Biomass ash (BA) waste as an activator to produce carbon-negative cement

The use of biomass, as a renewable energy source, to run heating and power plants is propelled by sustainable European policy. Olive is an important resource in Mediterranean countries. The residues from the extraction of olive oil are used as biomass, either to produce the oil or to generate heat or electricity. The disposal of ash residue poses an important burden. This study uses olive pit bottom ash waste (OBA) to produce carbon-negative cement. The OBA is mixed with waste GGBS (GGBS), and neither calcination nor thermal curing are used to lower environmental impact.

The cements produced contain up to 60 %OBA and have a carbon sequestration capacity up to -97.45 kg CO₂e/m³. An optimum mix with 40 %OBA is developed (using auxiliary activator), with compressive strength of 36–44 MPa and a carbon sequestration capacity of 40–45 kg CO₂/m³. A modified loss on ignition test is proposed to evaluate the embodied carbon of biomass ash.

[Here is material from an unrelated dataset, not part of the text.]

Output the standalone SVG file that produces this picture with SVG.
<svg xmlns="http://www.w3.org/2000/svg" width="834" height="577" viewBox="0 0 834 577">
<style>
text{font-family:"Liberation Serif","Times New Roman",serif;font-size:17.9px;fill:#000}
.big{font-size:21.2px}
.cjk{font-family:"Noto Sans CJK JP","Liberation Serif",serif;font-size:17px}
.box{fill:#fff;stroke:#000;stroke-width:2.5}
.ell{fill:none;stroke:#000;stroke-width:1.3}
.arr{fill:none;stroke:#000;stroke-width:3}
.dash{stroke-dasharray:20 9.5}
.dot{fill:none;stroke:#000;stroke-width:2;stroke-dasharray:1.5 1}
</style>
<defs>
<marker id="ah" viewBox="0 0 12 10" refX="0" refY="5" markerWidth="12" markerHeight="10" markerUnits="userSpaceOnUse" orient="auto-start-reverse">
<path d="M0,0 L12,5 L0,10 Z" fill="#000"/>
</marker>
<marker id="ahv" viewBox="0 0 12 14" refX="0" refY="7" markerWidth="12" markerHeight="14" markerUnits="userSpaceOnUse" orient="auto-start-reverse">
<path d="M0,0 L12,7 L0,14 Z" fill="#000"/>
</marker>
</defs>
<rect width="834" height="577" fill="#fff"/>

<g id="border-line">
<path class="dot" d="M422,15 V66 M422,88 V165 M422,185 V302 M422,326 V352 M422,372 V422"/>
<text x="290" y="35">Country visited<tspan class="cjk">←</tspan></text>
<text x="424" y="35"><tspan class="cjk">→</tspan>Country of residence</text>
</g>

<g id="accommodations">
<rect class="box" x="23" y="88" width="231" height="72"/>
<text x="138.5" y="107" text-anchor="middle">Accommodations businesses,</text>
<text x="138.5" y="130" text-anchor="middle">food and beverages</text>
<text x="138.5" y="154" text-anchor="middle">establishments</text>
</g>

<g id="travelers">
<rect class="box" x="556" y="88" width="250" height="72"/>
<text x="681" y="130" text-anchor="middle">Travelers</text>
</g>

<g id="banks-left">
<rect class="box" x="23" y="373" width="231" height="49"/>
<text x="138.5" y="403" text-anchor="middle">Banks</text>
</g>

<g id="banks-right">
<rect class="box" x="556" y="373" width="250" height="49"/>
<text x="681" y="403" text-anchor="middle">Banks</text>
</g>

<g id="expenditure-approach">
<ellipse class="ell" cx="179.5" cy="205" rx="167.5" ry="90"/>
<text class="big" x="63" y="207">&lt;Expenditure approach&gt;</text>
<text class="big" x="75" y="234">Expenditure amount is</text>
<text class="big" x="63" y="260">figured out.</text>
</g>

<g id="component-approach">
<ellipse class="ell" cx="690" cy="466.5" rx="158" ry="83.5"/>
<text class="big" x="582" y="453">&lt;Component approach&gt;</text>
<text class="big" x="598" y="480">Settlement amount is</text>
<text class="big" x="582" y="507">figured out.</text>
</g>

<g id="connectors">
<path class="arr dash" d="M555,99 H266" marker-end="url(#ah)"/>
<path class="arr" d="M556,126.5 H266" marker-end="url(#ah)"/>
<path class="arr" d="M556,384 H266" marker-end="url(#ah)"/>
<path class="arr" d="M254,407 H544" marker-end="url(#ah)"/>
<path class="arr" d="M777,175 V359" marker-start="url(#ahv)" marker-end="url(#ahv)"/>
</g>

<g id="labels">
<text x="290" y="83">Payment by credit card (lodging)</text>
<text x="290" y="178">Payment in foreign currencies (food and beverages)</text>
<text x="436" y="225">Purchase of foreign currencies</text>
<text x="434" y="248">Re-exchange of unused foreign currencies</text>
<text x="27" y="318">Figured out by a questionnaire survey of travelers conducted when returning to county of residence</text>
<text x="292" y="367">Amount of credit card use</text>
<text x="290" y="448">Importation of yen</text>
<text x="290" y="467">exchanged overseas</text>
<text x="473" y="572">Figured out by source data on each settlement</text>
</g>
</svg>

The OBA's main chemical constituents: K₂O and CaO, afford outstanding activation and alkalinity to release Ca²⁺ Si⁴⁺ and Al³⁺ from GGBS to form calcite, hydrotalcite, C-(A)-S-H and amorphous cements. Using sodium carbonate (NC) and lime as supplementary activators enhanced the mechanical properties of the cements and slightly changed their composition and microstructure. NC is the most efficient activator, it increased dissolution, and produced a denser and stronger cement with higher Si and K concentration that includes gaylussite, N-A-S-H and C(K)-A-S-H. Pre-dissolving the NC prior to mixing increases the activator's efficiency, producing less calcite cement for the same amount of NC. By adding 4 % pre-dissolved NC, the compressive strength increased by 138.76 % (compared to OBA-GGBS mortar without auxiliary activators) and 113.94 % compared to the material with NC in powder form.